Sam Giles is a palaeobiologist and Professor in Vertebrate Palaeontology at the University of Birmingham. Her research combines modern imaging with fossils to understand the evolution of life, in particular that of early fish, and in 2015 "rewrote" the vertebrate family tree. She was a 2017 L'Oréal-UNESCO Rising Star and won the 2019 Geological Society of London Lyell Fund.

== Early life and education ==
Giles studied geology at the University of Bristol, graduating in 2011. Giles completed her doctor of philosophy at the University of Oxford in 2015, where she was a member of St Hugh's College. She worked with Matt Friedman on early ray-finned fishes.

== Career and research==
In 2015, Giles was appointed a junior research fellow at Christ Church, Oxford. Giles was awarded a L'Oréal-UNESCO fellowship in 2016, which would allow her to study the anatomy of vertebrate's brains. In 2017, Giles was awarded a Royal Society Dorothy Hodgkin Fellowship to study the evolution of the Actinopterygii, otherwise known as ray-finned fishes, which comprise more than half of all living vertebrates. In 2018, she joined the School of Geography, Earth & Environmental Sciences at the University of Birmingham as a member of academic staff.

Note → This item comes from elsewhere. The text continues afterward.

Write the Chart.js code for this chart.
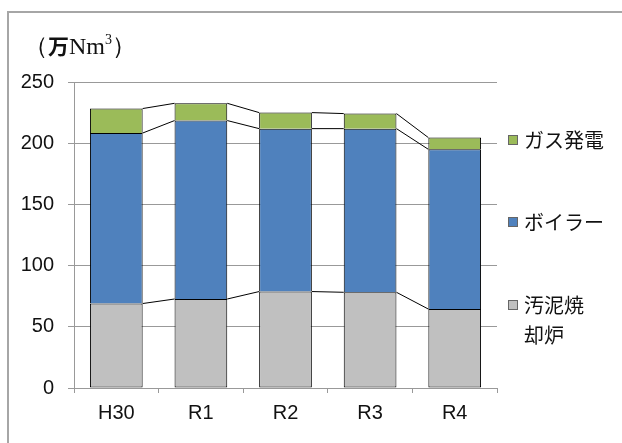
<!DOCTYPE html>
<html>
<head>
<meta charset="utf-8">
<script src="https://cdn.jsdelivr.net/npm/chart.js@4/dist/chart.umd.min.js"></script>
<style>
  html, body { margin: 0; padding: 0; background: #fff; }
  #wrap { position: relative; width: 622px; height: 443px; overflow: hidden; }
  #frame { position: absolute; left: 7px; top: 11px; width: 700px; height: 500px;
           border-left: 2px solid #a6a6a6; border-top: 2px solid #a6a6a6; }
  #unit { position: absolute; left: 24px; top: 30px; font-size: 24px; color: #111;
          font-family: "Liberation Serif", serif; white-space: nowrap; }
  #unit .man { font-family: "Noto Sans CJK JP", sans-serif; font-weight: bold; font-size: 21px; }
  #unit sup { font-size: 14px; vertical-align: 10px; line-height: 0; }
  .leg { position: absolute; left: 508px; font-family: "Noto Sans CJK JP", sans-serif;
         font-size: 20px; color: #111; line-height: 30px; }
  .leg span.box { position: absolute; left: 0; top: 10px; width: 8px; height: 8px;
                  border: 1px solid #666; }
  .leg span.txt { display: block; margin-left: 16px; }
  canvas { position: absolute; left: 0; top: 0; }
</style>
</head>
<body>
<div id="wrap">
  <div id="frame"></div>
  <canvas id="myChart" width="622" height="443"></canvas>
  <div id="unit">（<span class="man">万</span>Nm<sup>3</sup>）</div>
  <div id="legend"></div>
</div>
<script>
// data
const years = ["H30", "R1", "R2", "R3", "R4"];
const sludge = [69, 72.7, 78.8, 78.2, 64.5];   // 汚泥焼却炉
const boiler = [139.3, 145.8, 133.1, 133.7, 130.5]; // ボイラー
const gas = [20, 14.1, 13.1, 12.3, 9.6];       // ガス発電
const yTicks = [0, 50, 100, 150, 200, 250];

const seriesNames = ["汚泥焼却炉", "ボイラー", "ガス発電"];
const seriesColors = ["#c0c0c0", "#4f81bd", "#9bbb59"];

// legend (top to bottom = reversed stack)
const legendTops = [290, 207, 125];
const legendLines = [["汚泥焼", "却炉"], ["ボイラー"], ["ガス発電"]];
const legendParent = document.getElementById("legend");
seriesNames.forEach((name, i) => {
  let item = document.createElement("div");
  item.className = "leg";
  item.style.top = legendTops[i] + "px";
  item.innerHTML = '<span class="box" style="background:' + seriesColors[i] + '"></span>' +
    legendLines[i].map(t => '<span class="txt">' + t + '</span>').join("");
  legendParent.appendChild(item);
});

// excel style series lines between bars
const seriesLines = {
  id: "seriesLines",
  afterDatasetsDraw(chart) {
    const ctx = chart.ctx;
    ctx.save();
    ctx.strokeStyle = "#000";
    ctx.lineWidth = 1;
    chart.data.datasets.forEach((ds, di) => {
      const bars = chart.getDatasetMeta(di).data;
      for (let i = 0; i < bars.length - 1; i++) {
        const a = bars[i], b = bars[i + 1];
        ctx.beginPath();
        ctx.moveTo(a.x + a.width / 2, a.y);
        ctx.lineTo(b.x - b.width / 2, b.y);
        ctx.stroke();
      }
    });
    ctx.restore();
  }
};

const ctx = document.getElementById("myChart").getContext("2d");
new Chart(ctx, {
  type: "bar",
  data: {
    labels: years,
    datasets: [sludge, boiler, gas].map((d, i) => ({
      label: seriesNames[i],
      data: d,
      backgroundColor: seriesColors[i],
      borderColor: "#000",
      borderWidth: i === 0 ? 1 : { top: 1, left: 1, right: 1, bottom: 0 },
      borderSkipped: false,
      barPercentage: 0.623,
      categoryPercentage: 1
    }))
  },
  options: {
    responsive: false,
    animation: false,
    layout: { padding: { top: 82, right: 125, left: 0, bottom: 0 } },
    plugins: { legend: { display: false }, tooltip: { enabled: false } },
    scales: {
      x: {
        stacked: true,
        grid: { display: true, drawOnChartArea: false, offset: true, color: "#999", tickLength: 5 },
        border: { color: "#999", width: 1 },
        ticks: { color: "#111", font: { family: "Liberation Sans", size: 20 }, padding: 8 },
        afterFit(scale) { scale.height = 55; }
      },
      y: {
        stacked: true,
        min: 0,
        max: 250,
        afterBuildTicks(scale) { scale.ticks = yTicks.map(v => ({ value: v })); },
        grid: { color: "#999", tickLength: 6 },
        border: { color: "#999", width: 1 },
        ticks: { color: "#111", font: { family: "Liberation Sans", size: 20 }, padding: 14 },
        afterFit(scale) { scale.width = 74; }
      }
    }
  },
  plugins: [seriesLines]
});
</script>
</body>
</html>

Giles uses x-ray tomography to study the bone structure of Actinopterygii and is one of the leading experts on the evolutionary relationships and adaptations of early fish. In particular, she has been involved in research related to the origin of gnathostomes, or jawed vertebrates, and the relationships of early fishes, including various extinct groups such as placoderms and the divergence of chondrichthyans (cartilaginous fish) and osteichthyans (bony fish). She has also published on the early evolution of the dermal skeleton. A foundational component of her work is the use of computed tomography (CT) scanning in order to study the internal anatomy of fossils and to reconstruct the soft tissue structures that are not directly preserved. Giles is also a major contributor to research relating to equitable practices in academia and paleontology. Giles' research has been published in leading scientific journals, including Nature, eLife, Current Biology, and Proceedings of the Royal Society B and has been covered by numerous media outlets. She has contributed to naming numerous new species of extinct fish, outlined below:

| Year | Taxon | Authors |
|---|---|---|
| 2018 | Pickeringius acanthophorus sp. nov. | Choo, Lu, Giles, Trinajstic, & Long |
| 2018 | Scopulipiscis saxciput gen. et sp. nov. | Latimer & Giles |
| 2017 | Ptctolepis brachynotus gen. et sp. nov. | Lu, Giles, Friedman, & Zhu |
| 2015 | Janusiscus schultzei gen. et sp. nov. | Giles, Friedman, & Brazeau |
| 2015 | Raynerius splendens gen. et sp. nov. | Giles, Darras, Clément, Blieck, & Friedman |

She has written for the HuffPost and given several popular science lectures. In 2019, Giles was awarded the Geological Society of London Lyell Fund, which is awarded to researchers on the basis of outstanding published research. She serves on the council of the Palaeontological Association and the Palaeontographical Society.

==Personal life==
Giles is gay and is included in 500 Queer Scientists.